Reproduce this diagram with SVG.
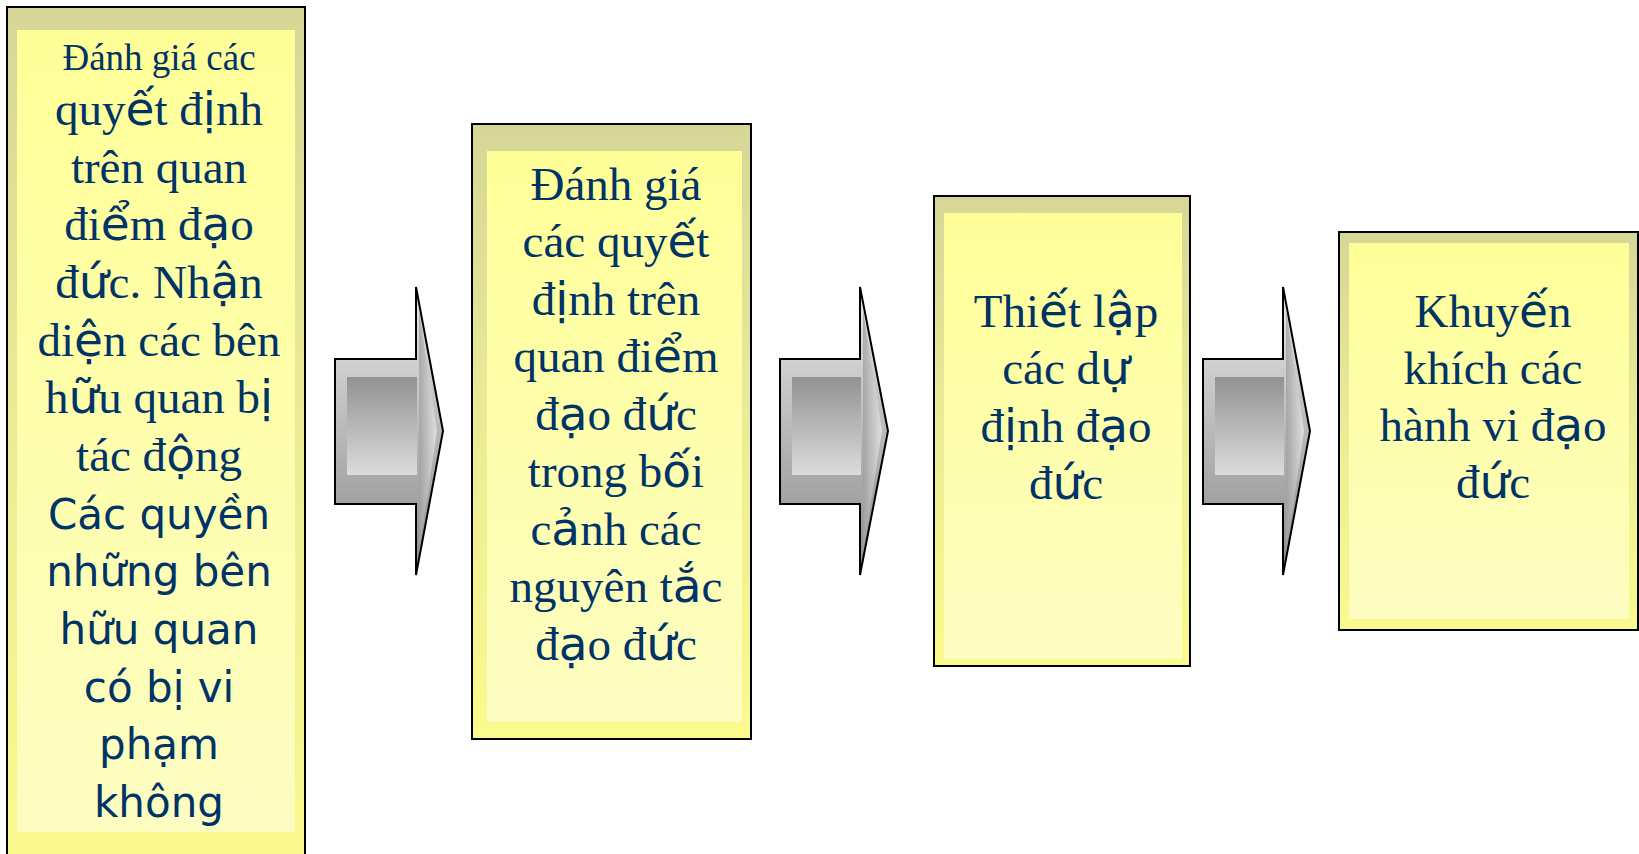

...

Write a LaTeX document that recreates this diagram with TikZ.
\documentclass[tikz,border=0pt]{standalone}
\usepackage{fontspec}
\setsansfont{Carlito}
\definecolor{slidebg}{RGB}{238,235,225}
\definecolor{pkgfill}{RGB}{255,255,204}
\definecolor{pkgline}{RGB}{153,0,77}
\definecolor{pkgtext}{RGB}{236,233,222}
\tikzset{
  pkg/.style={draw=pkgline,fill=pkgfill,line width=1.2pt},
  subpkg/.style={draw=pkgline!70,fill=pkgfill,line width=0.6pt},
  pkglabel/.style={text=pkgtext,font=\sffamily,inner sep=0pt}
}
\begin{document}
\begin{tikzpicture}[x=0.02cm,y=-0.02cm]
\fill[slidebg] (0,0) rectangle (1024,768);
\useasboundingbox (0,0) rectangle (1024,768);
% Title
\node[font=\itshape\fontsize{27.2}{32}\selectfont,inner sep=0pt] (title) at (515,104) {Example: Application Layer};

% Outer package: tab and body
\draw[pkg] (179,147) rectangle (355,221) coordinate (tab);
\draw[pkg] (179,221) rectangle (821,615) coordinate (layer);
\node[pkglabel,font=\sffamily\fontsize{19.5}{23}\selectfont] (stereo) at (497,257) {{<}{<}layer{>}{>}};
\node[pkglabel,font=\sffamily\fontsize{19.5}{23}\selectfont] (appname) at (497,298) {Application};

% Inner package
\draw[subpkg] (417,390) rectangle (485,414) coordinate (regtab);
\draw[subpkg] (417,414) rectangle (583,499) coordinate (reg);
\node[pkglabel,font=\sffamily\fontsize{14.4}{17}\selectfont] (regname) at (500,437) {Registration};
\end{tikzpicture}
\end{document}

**Set exercise**
Give the exact lines, and only those, from the line containing "Write a LaTeX" through the line containing "(appname) at (497,298)" in the entries above.

**Finished task**
Write a LaTeX document that recreates this diagram with TikZ.
\documentclass[tikz,border=0pt]{standalone}
\usepackage{fontspec}
\setsansfont{Carlito}
\definecolor{slidebg}{RGB}{238,235,225}
\definecolor{pkgfill}{RGB}{255,255,204}
\definecolor{pkgline}{RGB}{153,0,77}
\definecolor{pkgtext}{RGB}{236,233,222}
\tikzset{
  pkg/.style={draw=pkgline,fill=pkgfill,line width=1.2pt},
  subpkg/.style={draw=pkgline!70,fill=pkgfill,line width=0.6pt},
  pkglabel/.style={text=pkgtext,font=\sffamily,inner sep=0pt}
}
\begin{document}
\begin{tikzpicture}[x=0.02cm,y=-0.02cm]
\fill[slidebg] (0,0) rectangle (1024,768);
\useasboundingbox (0,0) rectangle (1024,768);
% Title
\node[font=\itshape\fontsize{27.2}{32}\selectfont,inner sep=0pt] (title) at (515,104) {Example: Application Layer};

% Outer package: tab and body
\draw[pkg] (179,147) rectangle (355,221) coordinate (tab);
\draw[pkg] (179,221) rectangle (821,615) coordinate (layer);
\node[pkglabel,font=\sffamily\fontsize{19.5}{23}\selectfont] (stereo) at (497,257) {{<}{<}layer{>}{>}};
\node[pkglabel,font=\sffamily\fontsize{19.5}{23}\selectfont] (appname) at (497,298) {Application};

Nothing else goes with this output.